## [Exercise description]
Reproduce exactly the lines from the one containing "Write the matplotlib code for this chart." down to the one containing "30000, 35000, 40000]", including both of those lines, and nothing else.

## [Entries supplied]
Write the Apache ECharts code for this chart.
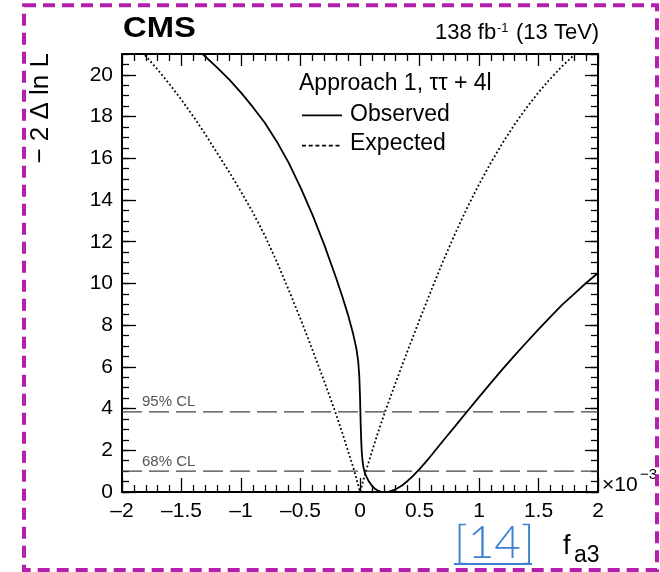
* * *
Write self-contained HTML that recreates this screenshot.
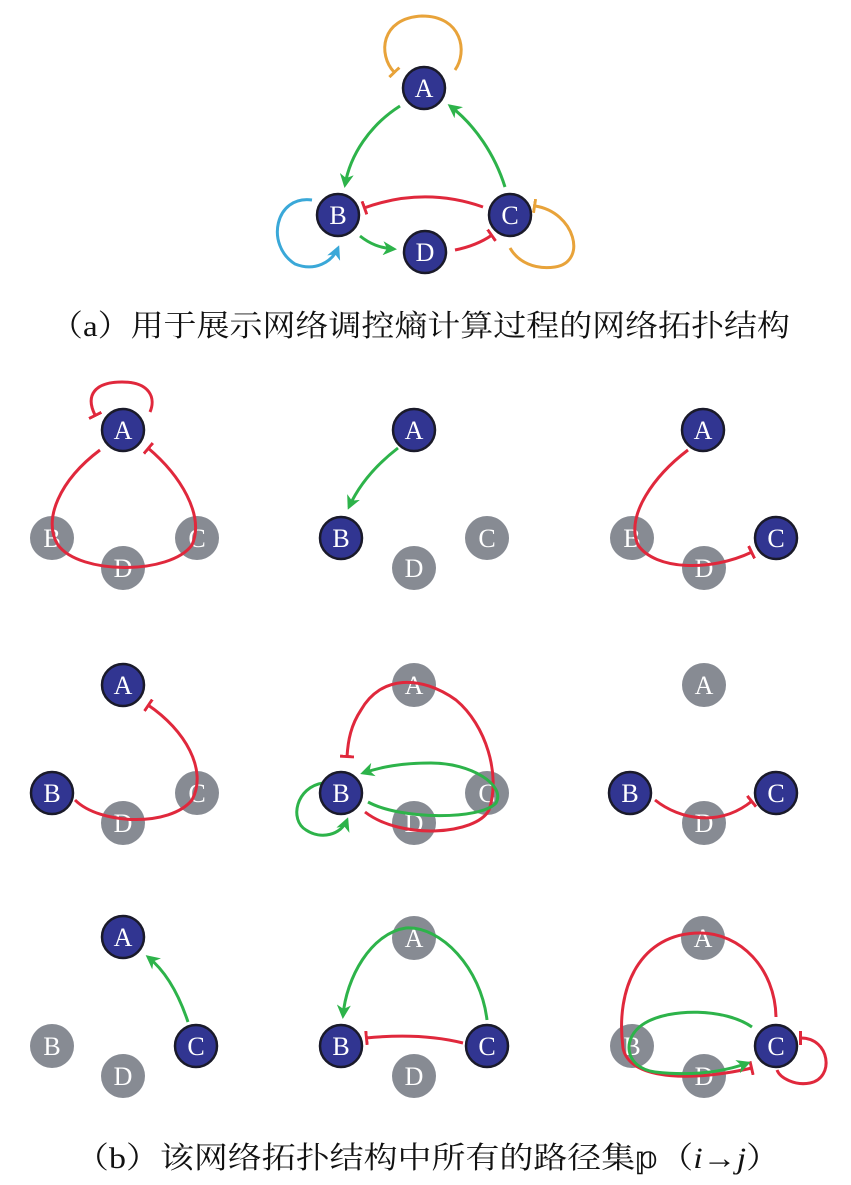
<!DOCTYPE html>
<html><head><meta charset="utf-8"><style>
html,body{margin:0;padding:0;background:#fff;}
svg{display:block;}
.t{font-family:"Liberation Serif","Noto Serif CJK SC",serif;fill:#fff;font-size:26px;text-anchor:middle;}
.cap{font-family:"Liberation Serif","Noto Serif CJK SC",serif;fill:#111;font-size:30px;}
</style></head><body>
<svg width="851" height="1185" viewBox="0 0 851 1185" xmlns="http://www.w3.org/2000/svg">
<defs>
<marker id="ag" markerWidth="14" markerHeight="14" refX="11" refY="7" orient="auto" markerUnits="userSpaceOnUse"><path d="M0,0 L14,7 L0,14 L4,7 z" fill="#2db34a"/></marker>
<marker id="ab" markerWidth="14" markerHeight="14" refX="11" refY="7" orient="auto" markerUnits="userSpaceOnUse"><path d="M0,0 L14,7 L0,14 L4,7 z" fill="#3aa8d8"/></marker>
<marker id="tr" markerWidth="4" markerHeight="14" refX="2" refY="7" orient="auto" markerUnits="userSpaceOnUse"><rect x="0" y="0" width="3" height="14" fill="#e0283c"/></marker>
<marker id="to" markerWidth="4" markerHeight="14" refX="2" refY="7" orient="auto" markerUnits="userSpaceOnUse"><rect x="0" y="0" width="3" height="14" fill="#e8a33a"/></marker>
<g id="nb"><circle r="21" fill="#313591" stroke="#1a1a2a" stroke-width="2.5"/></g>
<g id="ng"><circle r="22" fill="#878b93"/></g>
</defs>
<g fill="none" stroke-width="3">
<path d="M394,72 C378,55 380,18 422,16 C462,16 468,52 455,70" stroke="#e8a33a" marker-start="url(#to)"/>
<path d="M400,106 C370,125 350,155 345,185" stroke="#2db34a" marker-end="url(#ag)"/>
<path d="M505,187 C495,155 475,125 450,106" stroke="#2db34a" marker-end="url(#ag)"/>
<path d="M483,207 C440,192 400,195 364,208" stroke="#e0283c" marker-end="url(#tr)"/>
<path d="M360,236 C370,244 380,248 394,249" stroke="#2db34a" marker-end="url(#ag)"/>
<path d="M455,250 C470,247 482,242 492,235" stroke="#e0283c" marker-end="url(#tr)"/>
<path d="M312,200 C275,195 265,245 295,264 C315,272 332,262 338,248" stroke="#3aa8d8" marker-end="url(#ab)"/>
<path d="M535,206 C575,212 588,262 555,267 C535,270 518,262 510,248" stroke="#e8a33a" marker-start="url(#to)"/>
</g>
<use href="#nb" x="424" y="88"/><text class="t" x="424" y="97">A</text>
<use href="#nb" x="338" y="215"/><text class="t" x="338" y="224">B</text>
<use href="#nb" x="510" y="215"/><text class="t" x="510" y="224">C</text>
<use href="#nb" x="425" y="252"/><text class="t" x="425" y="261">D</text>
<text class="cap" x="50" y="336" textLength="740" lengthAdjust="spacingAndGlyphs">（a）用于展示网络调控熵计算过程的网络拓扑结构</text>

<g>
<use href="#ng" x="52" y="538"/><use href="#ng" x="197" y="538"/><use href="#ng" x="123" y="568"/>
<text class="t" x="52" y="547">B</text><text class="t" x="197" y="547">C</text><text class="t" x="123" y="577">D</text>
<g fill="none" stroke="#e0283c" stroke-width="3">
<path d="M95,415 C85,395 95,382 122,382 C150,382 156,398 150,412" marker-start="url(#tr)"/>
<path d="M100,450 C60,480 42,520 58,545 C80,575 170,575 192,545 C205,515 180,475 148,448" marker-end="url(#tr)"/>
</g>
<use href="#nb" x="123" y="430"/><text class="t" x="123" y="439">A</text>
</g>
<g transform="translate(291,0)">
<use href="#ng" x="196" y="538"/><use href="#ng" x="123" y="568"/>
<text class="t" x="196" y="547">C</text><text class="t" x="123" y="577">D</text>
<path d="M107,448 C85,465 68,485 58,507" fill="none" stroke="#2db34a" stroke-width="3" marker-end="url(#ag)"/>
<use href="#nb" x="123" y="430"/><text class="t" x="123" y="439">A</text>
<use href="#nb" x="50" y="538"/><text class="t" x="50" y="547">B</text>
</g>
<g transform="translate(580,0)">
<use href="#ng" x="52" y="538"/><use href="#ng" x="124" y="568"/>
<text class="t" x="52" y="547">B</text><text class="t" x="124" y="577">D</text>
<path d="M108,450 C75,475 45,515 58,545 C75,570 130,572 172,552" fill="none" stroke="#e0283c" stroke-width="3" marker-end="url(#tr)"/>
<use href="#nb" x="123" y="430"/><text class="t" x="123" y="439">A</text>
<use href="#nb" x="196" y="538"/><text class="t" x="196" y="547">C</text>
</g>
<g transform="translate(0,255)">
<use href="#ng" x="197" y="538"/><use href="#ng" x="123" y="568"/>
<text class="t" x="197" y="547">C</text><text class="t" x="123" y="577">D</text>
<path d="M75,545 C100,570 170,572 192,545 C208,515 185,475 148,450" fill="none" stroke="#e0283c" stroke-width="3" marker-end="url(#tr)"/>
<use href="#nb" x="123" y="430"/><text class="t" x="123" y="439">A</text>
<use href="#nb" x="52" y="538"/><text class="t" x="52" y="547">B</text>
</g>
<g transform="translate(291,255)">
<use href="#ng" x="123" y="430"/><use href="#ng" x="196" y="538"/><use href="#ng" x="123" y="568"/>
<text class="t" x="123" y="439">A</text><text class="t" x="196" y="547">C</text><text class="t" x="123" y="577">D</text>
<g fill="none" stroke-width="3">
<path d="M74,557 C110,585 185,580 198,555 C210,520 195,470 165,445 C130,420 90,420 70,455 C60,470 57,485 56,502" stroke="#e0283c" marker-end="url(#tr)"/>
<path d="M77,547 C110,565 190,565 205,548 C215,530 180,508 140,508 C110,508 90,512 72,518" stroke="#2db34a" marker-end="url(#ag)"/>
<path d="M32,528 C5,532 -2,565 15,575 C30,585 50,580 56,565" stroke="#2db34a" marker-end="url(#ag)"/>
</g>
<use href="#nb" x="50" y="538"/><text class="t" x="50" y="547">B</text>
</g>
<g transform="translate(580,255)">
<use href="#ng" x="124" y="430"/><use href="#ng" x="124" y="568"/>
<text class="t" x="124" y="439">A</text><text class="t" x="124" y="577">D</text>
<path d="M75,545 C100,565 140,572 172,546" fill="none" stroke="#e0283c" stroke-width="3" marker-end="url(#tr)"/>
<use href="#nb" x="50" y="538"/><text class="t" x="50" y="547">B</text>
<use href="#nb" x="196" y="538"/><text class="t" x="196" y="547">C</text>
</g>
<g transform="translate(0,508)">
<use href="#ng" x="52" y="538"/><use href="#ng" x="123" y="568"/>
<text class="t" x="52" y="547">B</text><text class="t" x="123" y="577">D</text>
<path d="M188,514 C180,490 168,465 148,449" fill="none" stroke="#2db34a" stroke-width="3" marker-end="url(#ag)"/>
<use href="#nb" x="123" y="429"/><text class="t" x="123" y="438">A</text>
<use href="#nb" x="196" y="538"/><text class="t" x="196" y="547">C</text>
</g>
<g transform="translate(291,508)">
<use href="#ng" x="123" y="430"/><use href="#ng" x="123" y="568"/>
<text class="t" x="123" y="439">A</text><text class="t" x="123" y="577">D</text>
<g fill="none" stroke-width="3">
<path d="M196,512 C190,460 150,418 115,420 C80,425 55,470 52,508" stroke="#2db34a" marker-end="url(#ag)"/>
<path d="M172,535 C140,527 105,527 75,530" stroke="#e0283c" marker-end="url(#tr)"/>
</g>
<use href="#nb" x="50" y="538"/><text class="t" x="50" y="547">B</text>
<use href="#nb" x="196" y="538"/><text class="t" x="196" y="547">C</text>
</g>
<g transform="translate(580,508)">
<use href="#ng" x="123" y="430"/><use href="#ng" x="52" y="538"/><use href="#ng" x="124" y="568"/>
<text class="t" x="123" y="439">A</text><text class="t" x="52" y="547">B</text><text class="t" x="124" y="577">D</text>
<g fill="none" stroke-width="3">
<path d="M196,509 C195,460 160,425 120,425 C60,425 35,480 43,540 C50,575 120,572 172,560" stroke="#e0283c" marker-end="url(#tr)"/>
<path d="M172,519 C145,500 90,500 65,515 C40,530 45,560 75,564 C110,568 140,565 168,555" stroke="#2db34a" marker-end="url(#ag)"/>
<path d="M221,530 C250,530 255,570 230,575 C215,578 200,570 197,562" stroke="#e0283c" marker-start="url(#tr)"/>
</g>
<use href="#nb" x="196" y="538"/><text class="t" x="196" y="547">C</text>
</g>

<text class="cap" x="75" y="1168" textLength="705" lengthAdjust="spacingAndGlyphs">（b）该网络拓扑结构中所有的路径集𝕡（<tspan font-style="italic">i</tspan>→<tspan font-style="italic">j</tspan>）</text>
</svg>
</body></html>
---
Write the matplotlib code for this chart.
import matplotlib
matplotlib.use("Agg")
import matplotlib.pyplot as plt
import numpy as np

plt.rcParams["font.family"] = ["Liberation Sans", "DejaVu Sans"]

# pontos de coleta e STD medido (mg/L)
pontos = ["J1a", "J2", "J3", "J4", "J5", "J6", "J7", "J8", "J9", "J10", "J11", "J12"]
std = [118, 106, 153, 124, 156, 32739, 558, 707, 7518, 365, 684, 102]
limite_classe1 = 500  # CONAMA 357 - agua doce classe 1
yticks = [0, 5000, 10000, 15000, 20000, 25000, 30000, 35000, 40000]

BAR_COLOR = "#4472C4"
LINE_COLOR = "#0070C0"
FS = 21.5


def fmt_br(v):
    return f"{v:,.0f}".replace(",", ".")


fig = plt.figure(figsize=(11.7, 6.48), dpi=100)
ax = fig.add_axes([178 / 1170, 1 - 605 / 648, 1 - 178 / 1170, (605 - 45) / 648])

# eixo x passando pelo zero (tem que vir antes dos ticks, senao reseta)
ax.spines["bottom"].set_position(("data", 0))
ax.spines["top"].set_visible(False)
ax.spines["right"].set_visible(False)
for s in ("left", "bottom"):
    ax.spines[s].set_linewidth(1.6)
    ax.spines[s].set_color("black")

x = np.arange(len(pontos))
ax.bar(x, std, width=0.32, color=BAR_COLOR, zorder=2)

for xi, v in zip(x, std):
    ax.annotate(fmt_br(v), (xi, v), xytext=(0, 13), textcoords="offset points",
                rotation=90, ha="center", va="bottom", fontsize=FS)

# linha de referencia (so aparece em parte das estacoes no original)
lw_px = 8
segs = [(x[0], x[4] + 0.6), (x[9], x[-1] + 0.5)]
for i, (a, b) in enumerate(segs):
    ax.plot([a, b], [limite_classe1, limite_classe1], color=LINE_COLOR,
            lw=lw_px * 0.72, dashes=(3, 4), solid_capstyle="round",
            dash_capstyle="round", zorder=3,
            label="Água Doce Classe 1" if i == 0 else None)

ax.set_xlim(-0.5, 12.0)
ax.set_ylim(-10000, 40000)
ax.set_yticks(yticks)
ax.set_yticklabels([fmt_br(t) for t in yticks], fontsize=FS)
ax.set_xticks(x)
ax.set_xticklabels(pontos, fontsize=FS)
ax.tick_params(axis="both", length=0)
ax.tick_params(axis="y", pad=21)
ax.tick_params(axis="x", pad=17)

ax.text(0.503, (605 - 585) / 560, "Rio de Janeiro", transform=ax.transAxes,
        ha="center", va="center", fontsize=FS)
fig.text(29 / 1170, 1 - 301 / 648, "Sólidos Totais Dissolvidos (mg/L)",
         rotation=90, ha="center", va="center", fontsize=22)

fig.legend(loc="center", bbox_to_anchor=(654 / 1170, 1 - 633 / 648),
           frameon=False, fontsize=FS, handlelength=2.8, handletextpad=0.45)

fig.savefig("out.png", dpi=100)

## [Answer in full]
Write the matplotlib code for this chart.
import matplotlib
matplotlib.use("Agg")
import matplotlib.pyplot as plt
import numpy as np

plt.rcParams["font.family"] = ["Liberation Sans", "DejaVu Sans"]

# pontos de coleta e STD medido (mg/L)
pontos = ["J1a", "J2", "J3", "J4", "J5", "J6", "J7", "J8", "J9", "J10", "J11", "J12"]
std = [118, 106, 153, 124, 156, 32739, 558, 707, 7518, 365, 684, 102]
limite_classe1 = 500  # CONAMA 357 - agua doce classe 1
yticks = [0, 5000, 10000, 15000, 20000, 25000, 30000, 35000, 40000]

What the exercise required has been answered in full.